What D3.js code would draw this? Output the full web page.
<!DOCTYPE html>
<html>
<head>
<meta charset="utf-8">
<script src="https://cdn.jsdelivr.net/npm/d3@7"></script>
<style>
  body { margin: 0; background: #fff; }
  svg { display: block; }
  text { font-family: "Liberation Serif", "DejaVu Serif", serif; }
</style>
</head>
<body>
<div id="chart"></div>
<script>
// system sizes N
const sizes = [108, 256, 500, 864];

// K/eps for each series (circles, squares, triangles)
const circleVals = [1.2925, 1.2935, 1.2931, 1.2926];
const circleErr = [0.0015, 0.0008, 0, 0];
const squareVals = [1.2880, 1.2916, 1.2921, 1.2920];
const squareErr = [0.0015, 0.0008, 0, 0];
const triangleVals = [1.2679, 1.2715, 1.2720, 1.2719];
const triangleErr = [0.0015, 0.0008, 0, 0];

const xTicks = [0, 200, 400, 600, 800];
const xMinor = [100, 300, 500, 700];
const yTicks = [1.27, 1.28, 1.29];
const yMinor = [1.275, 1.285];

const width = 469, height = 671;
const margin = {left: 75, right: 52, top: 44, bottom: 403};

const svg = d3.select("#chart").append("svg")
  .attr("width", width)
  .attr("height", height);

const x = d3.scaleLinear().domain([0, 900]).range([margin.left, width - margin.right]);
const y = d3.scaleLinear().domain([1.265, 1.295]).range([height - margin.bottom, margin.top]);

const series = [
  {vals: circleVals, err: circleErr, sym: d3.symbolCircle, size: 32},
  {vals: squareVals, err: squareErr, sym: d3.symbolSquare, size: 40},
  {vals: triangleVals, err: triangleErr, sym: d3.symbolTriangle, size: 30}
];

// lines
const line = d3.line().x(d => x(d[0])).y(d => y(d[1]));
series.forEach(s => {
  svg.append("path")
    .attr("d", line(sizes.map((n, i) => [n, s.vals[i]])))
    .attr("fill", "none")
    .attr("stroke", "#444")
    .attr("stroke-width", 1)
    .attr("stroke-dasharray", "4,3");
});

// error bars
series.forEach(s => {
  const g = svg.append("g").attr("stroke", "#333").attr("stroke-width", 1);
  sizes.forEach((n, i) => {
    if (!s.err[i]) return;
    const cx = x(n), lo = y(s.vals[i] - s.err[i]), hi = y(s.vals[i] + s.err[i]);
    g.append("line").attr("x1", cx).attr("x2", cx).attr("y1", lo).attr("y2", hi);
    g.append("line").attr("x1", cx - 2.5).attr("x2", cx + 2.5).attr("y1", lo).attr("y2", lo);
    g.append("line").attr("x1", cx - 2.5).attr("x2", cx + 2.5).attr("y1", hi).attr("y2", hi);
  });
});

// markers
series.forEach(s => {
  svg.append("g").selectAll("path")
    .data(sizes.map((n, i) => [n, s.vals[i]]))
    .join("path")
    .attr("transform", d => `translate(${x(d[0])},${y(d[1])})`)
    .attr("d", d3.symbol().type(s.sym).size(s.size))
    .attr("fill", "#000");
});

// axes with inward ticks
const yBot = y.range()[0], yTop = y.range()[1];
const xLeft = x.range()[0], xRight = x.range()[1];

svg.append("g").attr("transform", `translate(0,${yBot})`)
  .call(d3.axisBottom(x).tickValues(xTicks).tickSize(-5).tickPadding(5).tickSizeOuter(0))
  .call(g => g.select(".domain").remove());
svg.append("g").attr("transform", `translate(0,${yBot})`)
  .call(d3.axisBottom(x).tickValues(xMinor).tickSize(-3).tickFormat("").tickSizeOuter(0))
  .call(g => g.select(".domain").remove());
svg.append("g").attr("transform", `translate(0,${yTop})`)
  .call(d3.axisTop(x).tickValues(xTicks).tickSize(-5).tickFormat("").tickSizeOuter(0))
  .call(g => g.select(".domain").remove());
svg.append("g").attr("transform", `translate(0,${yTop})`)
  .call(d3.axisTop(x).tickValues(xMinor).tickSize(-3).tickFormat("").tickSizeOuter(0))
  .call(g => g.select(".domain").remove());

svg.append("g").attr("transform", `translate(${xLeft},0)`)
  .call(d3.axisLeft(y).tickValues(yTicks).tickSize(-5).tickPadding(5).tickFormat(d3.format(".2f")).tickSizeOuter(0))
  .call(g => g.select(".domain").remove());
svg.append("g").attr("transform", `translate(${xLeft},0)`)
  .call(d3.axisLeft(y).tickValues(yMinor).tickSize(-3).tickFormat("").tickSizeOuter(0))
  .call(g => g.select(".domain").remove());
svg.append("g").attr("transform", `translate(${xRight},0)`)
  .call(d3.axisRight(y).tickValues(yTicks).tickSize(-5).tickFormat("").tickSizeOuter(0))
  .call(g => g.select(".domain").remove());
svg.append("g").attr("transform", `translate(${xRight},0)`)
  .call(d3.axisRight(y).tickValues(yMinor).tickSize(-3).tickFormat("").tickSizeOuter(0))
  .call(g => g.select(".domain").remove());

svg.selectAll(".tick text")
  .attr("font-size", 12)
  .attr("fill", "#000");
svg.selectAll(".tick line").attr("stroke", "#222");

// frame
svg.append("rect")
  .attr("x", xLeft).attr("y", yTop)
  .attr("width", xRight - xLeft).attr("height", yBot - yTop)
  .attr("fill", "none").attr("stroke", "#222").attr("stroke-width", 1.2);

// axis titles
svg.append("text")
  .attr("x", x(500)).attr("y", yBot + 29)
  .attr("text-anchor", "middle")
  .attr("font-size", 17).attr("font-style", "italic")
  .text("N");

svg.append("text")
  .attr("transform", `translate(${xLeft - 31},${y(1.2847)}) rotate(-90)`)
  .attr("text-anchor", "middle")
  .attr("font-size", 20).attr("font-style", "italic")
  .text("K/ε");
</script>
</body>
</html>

Direction: Write out exactly, please, the lines beginning at the start of the material and ending with the line that holds "const sizes = [108, 256, 500, 864];", both included.

Reply:
What D3.js code would draw this? Output the full web page.
<!DOCTYPE html>
<html>
<head>
<meta charset="utf-8">
<script src="https://cdn.jsdelivr.net/npm/d3@7"></script>
<style>
  body { margin: 0; background: #fff; }
  svg { display: block; }
  text { font-family: "Liberation Serif", "DejaVu Serif", serif; }
</style>
</head>
<body>
<div id="chart"></div>
<script>
// system sizes N
const sizes = [108, 256, 500, 864];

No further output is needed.